La vida en el estudio
Conviene observar la feria sin comprar ni vender nada. No es que semejante conveniencia sea actual; es de siempre y ya muchos hombres se cansaron de prescribirlo. El repliegue parece sin embargo inoportuno. Quién quiere replegarse después del repliegue obligado. El repliegue consiste en inventarse un ámbito aparte, con objetos que nos muestren la feria (el mundo) sin serlo.
De eso mismo escribió el filósofo Giorgio Agamben en Studiolo, el libro recién publicado por Adriana Hidalgo. Tal vez no esté de más recordar que el título se refiere a un recinto de los palacios del Renacimiento en el que el noble, y a veces sus amigos, podía retirarse a pensar rodeado de obras de arte y en ocasiones también objetos de otro tipo (mapas, fósiles).
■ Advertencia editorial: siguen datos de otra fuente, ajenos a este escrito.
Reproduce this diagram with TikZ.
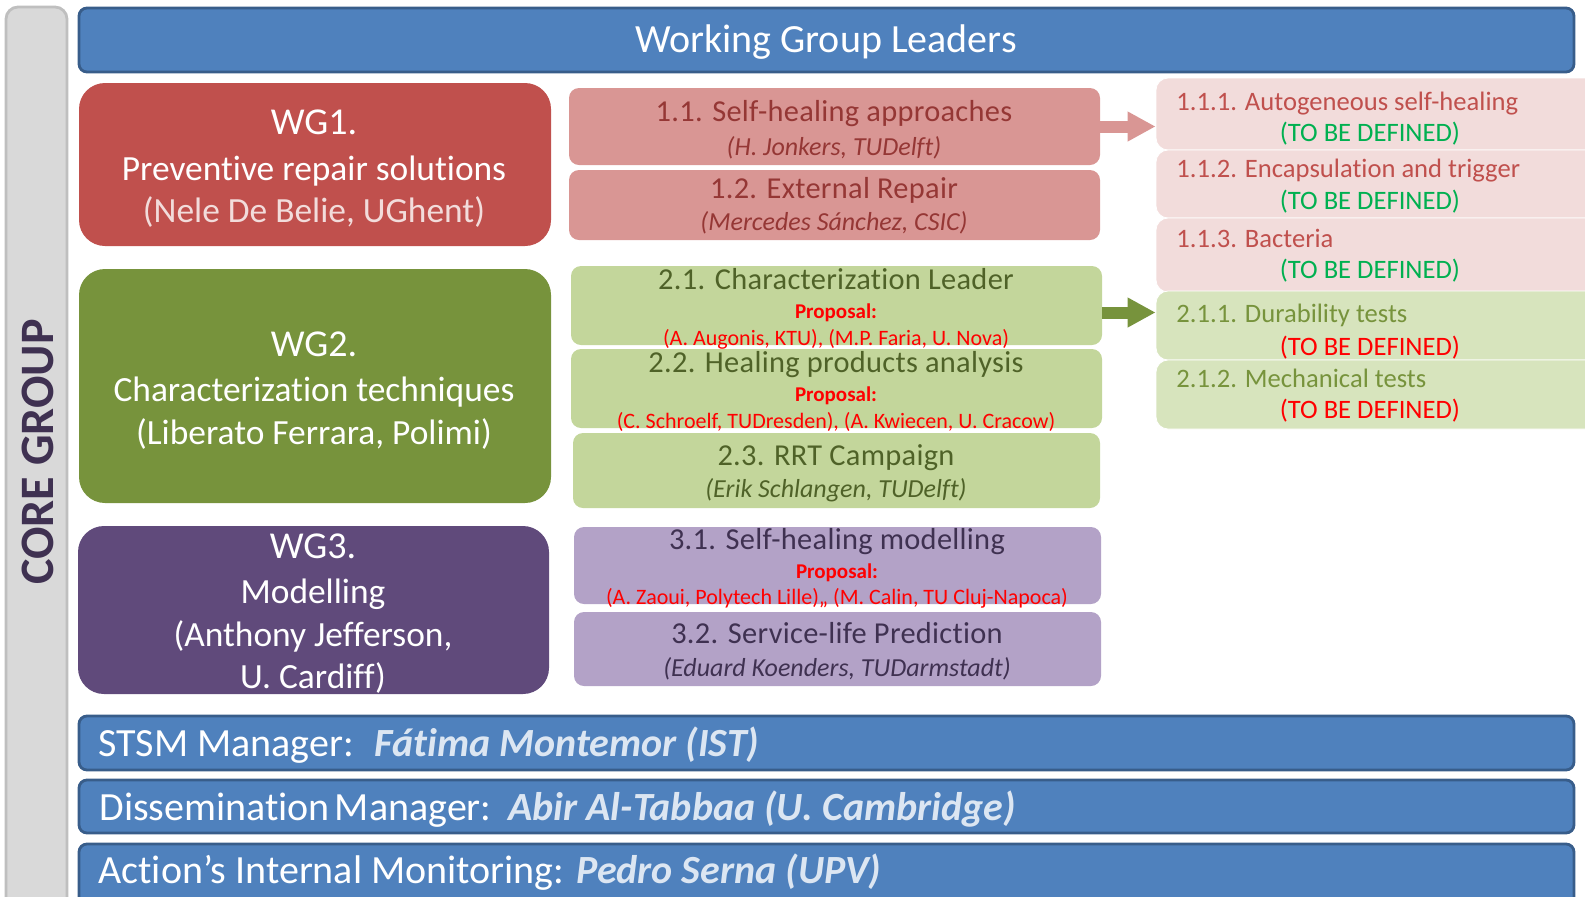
\documentclass[tikz,border=0pt]{standalone}
\usepackage{fontspec}
\setmainfont[Ligatures=NoCommon]{Carlito}
\usetikzlibrary{arrows.meta,fit}
\definecolor{barblue}{HTML}{4F81BD}
\definecolor{barborder}{HTML}{385D8A}
\definecolor{coregrey}{HTML}{D9D9D9}
\definecolor{coreborder}{HTML}{BFBFBF}
\definecolor{corefont}{HTML}{3F3151}
\definecolor{wgred}{HTML}{C0504D}
\definecolor{wggreen}{HTML}{77933C}
\definecolor{wgpurple}{HTML}{604A7B}
\definecolor{subred}{HTML}{D99694}
\definecolor{subgreen}{HTML}{C3D69B}
\definecolor{subpurple}{HTML}{B3A2C7}
\definecolor{txred}{HTML}{953735}
\definecolor{txgreen}{HTML}{4F6228}
\definecolor{txpurple}{HTML}{3F3151}
\definecolor{rpink}{HTML}{F2DCDB}
\definecolor{rgreen}{HTML}{D7E4BD}
\definecolor{rtxred}{HTML}{C0504D}
\definecolor{rtxgreen}{HTML}{77933C}
\definecolor{tbdgreen}{HTML}{00B050}
\definecolor{tbdred}{HTML}{FF0000}
\definecolor{lightname}{HTML}{DCE6F2}
\tikzset{
  bar/.style={draw=barborder, fill=barblue, line width=1.4pt, rounded corners=4pt, inner sep=0pt},
  corebox/.style={draw=coreborder, fill=coregrey, line width=1.4pt, rounded corners=6pt, inner sep=0pt},
  wgbox/.style={rounded corners=13pt, inner sep=0pt},
  subbox/.style={rounded corners=5pt, inner sep=0pt},
  rbox/.style={rounded corners=6pt, inner sep=0pt, draw=white, line width=0.4pt},
  t/.style={inner sep=0pt, anchor=base},
  tw/.style={inner sep=0pt, anchor=base west},
  big/.style={font=\fontsize{20}{24}\selectfont},
  wgtext/.style={font=\fontsize{17.7}{21}\selectfont, text=white},
  wghead/.style={font=\fontsize{19}{22}\selectfont, text=white},
  subtitle/.style={font=\fontsize{15.2}{18}\selectfont\addfontfeature{LetterSpace=1}},
  subname/.style={font=\fontsize{13}{15}\selectfont\itshape},
  prop/.style={font=\fontsize{10.5}{12}\selectfont\bfseries, text=tbdred},
  propnames/.style={font=\fontsize{11}{12}\selectfont, text=tbdred},
  rtext/.style={font=\fontsize{13.3}{15}\selectfont},
  bartext/.style={font=\fontsize{20}{24}\selectfont, text=white},
  barname/.style={font=\fontsize{20}{24}\selectfont\bfseries\itshape, text=lightname},
  blockarrow/.style={line width=6pt, -{Triangle[width=14pt,length=14pt]}},
}
\begin{document}
\begin{tikzpicture}[x=0.5pt,y=-0.5pt]
\useasboundingbox (0,0) rectangle (1585,896);
\clip (0,0) rectangle (1585,896);

% core group
\node[corebox, fit={(6,7)(67,910)}] (core) {};
\node[rotate=90, inner sep=0pt, font=\fontsize{24}{28}\selectfont\bfseries, text=corefont] (coretxt) at (38,452) {CORE GROUP};

% top bar
\node[bar, fit={(79,8)(1574,72)}] (wgl) {};
\node[t, big, text=white] (wgltxt) at (826,52) {Working Group Leaders};

% WG boxes
\node[wgbox, fill=wgred, fit={(79,83)(551,246)}] (wg1) {};
\node[t, wghead] (wg1a) at (314,134) {WG1.};
\node[t, wgtext] (wg1b) at (314,180) {Preventive repair solutions};
\node[t, wgtext, text=rpink] (wg1c) at (314,222) {(Nele De Belie, UGhent)};

\node[wgbox, fill=wggreen, fit={(79,269)(551,503)}] (wg2) {};
\node[t, wghead] (wg2a) at (314,356) {WG2.};
\node[t, wgtext] (wg2b) at (314,401) {Characterization techniques};
\node[t, wgtext] (wg2c) at (314,444) {(Liberato Ferrara, Polimi)};

\node[wgbox, fill=wgpurple, fit={(78,526)(549,694)}] (wg3) {};
\node[t, wghead] (wg3a) at (313,558) {WG3.};
\node[t, wgtext] (wg3b) at (313,603) {Modelling};
\node[t, wgtext] (wg3c) at (313,646) {(Anthony Jefferson,};
\node[t, wgtext] (wg3d) at (313,688) {U. Cardiff)};

% sub boxes WG1
\node[subbox, fill=subred, fit={(569,88)(1100,165)}] (s11) {};
\node[t, subtitle, text=txred] (s11a) at (834,121) {1.1. Self-healing approaches};
\node[t, subname, text=txred] (s11b) at (834,155) {(H. Jonkers, TUDelft)};
\node[subbox, fill=subred, fit={(569,170)(1100,240)}] (s12) {};
\node[t, subtitle, text=txred] (s12a) at (834,198) {1.2. External Repair};
\node[t, subname, text=txred] (s12b) at (834,230) {(Mercedes Sánchez, CSIC)};

% sub boxes WG2
\node[subbox, fill=subgreen, fit={(571,266)(1102,345)}] (s21) {};
\node[t, subtitle, text=txgreen] (s21a) at (836,289) {2.1. Characterization Leader};
\node[t, prop] (s21b) at (836,318) {Proposal:};
\node[t, propnames] (s21c) at (836,345) {(A. Augonis, KTU), (M.P. Faria, U. Nova)};
\node[subbox, fill=subgreen, fit={(571,349)(1102,428)}] (s22) {};
\node[t, subtitle, text=txgreen] (s22a) at (836,372) {2.2. Healing products analysis};
\node[t, prop] (s22b) at (836,401) {Proposal:};
\node[t, propnames] (s22c) at (836,428) {(C. Schroelf, TUDresden), (A. Kwiecen, U. Cracow)};
\node[subbox, fill=subgreen, fit={(573,433)(1100,508)}] (s23) {};
\node[t, subtitle, text=txgreen] (s23a) at (836,465) {2.3. RRT Campaign};
\node[t, subname, text=txgreen] (s23b) at (836,497) {(Erik Schlangen, TUDelft)};

% sub boxes WG3
\node[subbox, fill=subpurple, fit={(574,527)(1101,604)}] (s31) {};
\node[t, subtitle, text=txpurple] (s31a) at (837,549) {3.1. Self-healing modelling};
\node[t, prop] (s31b) at (837,578) {Proposal:};
\node[t, propnames] (s31c) at (837,604) {(A. Zaoui, Polytech Lille),, (M. Calin, TU Cluj-Napoca)};
\node[subbox, fill=subpurple, fit={(574,612)(1101,686)}] (s32) {};
\node[t, subtitle, text=txpurple] (s32a) at (837,643) {3.2. Service-life Prediction};
\node[t, subname, text=txpurple] (s32b) at (837,676) {(Eduard Koenders, TUDarmstadt)};

% right boxes
\node[rbox, fill=rpink, fit={(1156,78)(1600,150)}] (r111) {};
\node[rbox, fill=rpink, fit={(1156,150)(1600,218)}] (r112) {};
\node[rbox, fill=rpink, fit={(1156,218)(1600,292)}] (r113) {};
\node[rbox, fill=rgreen, fit={(1156,291)(1600,360)}] (r211) {};
\node[rbox, fill=rgreen, fit={(1156,360)(1600,429)}] (r212) {};
\node[tw, rtext, text=rtxred] (r111a) at (1176,110) {1.1.1. Autogeneous self-healing};
\node[t, rtext, text=tbdgreen] (r111b) at (1370,141) {(TO BE DEFINED)};
\node[tw, rtext, text=rtxred] (r112a) at (1176,177) {1.1.2. Encapsulation and trigger};
\node[t, rtext, text=tbdgreen] (r112b) at (1370,209) {(TO BE DEFINED)};
\node[tw, rtext, text=rtxred] (r113a) at (1176,247) {1.1.3. Bacteria};
\node[t, rtext, text=tbdgreen] (r113b) at (1370,278) {(TO BE DEFINED)};
\node[tw, rtext, text=rtxgreen] (r211a) at (1176,322) {2.1.1. Durability tests};
\node[t, rtext, text=tbdred] (r211b) at (1370,355) {(TO BE DEFINED)};
\node[tw, rtext, text=rtxgreen] (r212a) at (1176,387) {2.1.2. Mechanical tests};
\node[t, rtext, text=tbdred] (r212b) at (1370,418) {(TO BE DEFINED)};

% arrows
\draw[blockarrow, draw=subred] (s11.east) -- (s11.east -| r111.west);
\draw[blockarrow, draw=wggreen] ([yshift=-3.5pt]s21.east) -- ([yshift=-3.5pt]s21.east -| r211.west);

% bottom bars
\node[bar, fit={(79,716)(1574,770)}] (stsm) {};
\node[tw, bartext] (stsma) at (98,756) {STSM Manager:};
\node[tw, barname] (stsmb) at (374,756) {Fátima Montemor (IST)};
\node[bar, fit={(79,780)(1574,833)}] (diss) {};
\node[tw, bartext] (dissa) at (99,820) {Dissemination\hspace{-2pt} Manager:};
\node[tw, barname] (dissb) at (508,820) {Abir Al-Tabbaa (U. Cambridge)};
\node[bar, fit={(79,844)(1574,905)}] (aim) {};
\node[tw, bartext] (aima) at (98,883) {Action’s Internal Monitoring:};
\node[tw, barname] (aimb) at (576,883) {Pedro Serna (UPV)};
\end{tikzpicture}
\end{document}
Agamben nos invita a su paraíso de los sentidos, puesto que “¿no son acaso una especie de paraíso las imágenes de las cuales cada uno de nosotros querría estar siempre acompañado?” Acompaña cada obra de un escrito, un comentario.
Desde luego, el studiolo del filósofo no tiene materialidad, y casi podríamos decir que es un interior en la interioridad, un espacio que uno puede recorrer con los ojos cerrados. Es una especie de Arca de Noé particular (el símil pertenece a Cyril Connolly, y hablaba de los libros). No la incluye Agamben, pero bien podría haber estado ahí la Piedad Rondanini de Miguel Ángel, tan diferente de la otra Piedad inconclusa, la Bandini. Esta semana unos restauradores concluyeron que la Bandini quedó inconclusa por el uso de un mármol defectuoso, que el artista no pudo modificar como habría querido. Puede ser. Pero estos radiólogos del arte hacen pensar a veces en ese personaje de El Banquete de Severo Arcángelo, de Leopoldo Marechal, que diseccionaba cadáveres para buscar el alma.
La inconclusión, en general, puede tener dos causas: una interrupción involuntaria del trabajo o bien un trabajo voluntariamente interrumpido, eso que en italiano se llama non finito. Son piezas que se quedaron en la mitad del camino que llevaba a su terminación. La contingencia de lo inacabado se carga del peso de lo necesario, como si, una vez abandonada, la obra no pudiera ser sino como terminó siendo; como si alguien o algo la hubieran concluido en lugar del artista. Está además la ilusión de que el tiempo no puede alcanzar una obra que, en su condición inacabada, parece quedar fuera de la historia. La ruina es la simetría del non finito: su representación invertida en el espejo. Pero la diferencia es que en la ruina obró el tiempo como otro artista.
Nos dice Agamben: “La apuesta en la que se basa todo comentario filosófico es que el tiempo en el cual la obra fue producida no coincide por fuerza con el de su legibilidad”. El presente es el instante en el que la obra alcanza su legibilidad. Al sustraerse de la historia, la obra inconclusa podría ser siempre legible, o bien no serlo nunca, porque su creación no ha concluido.
Ese estado de disponibilidad mantiene el sentido de la obra a salvo de la muerte. Su legibilidad trae consigo la demanda, igualmente inacabable, de completarla. Por eso en la historia del arte, el non finito son un caso completamente separado del resto.
De algo de eso habla también Agamben. “Un paraíso ante todo de la mente –insiste sobre el studiolo-, si de lo que se trata es de algo que de otro modo no sería dado comprender”. La obra inconclusa lleva al extremo la fórmula eclesiástica del nolentibus datur que rige todo arte, que le da a los que no quieren (acaso ni esperan). No hay más comprensión que aquella la obra quiere darnos cada vez.
En una paráfrasis de Agamben sobre el autorretrato último de Paul Gauguin (“Queda lo que no puede decirse”), habría que proponer del non finito: queda lo que no quedó.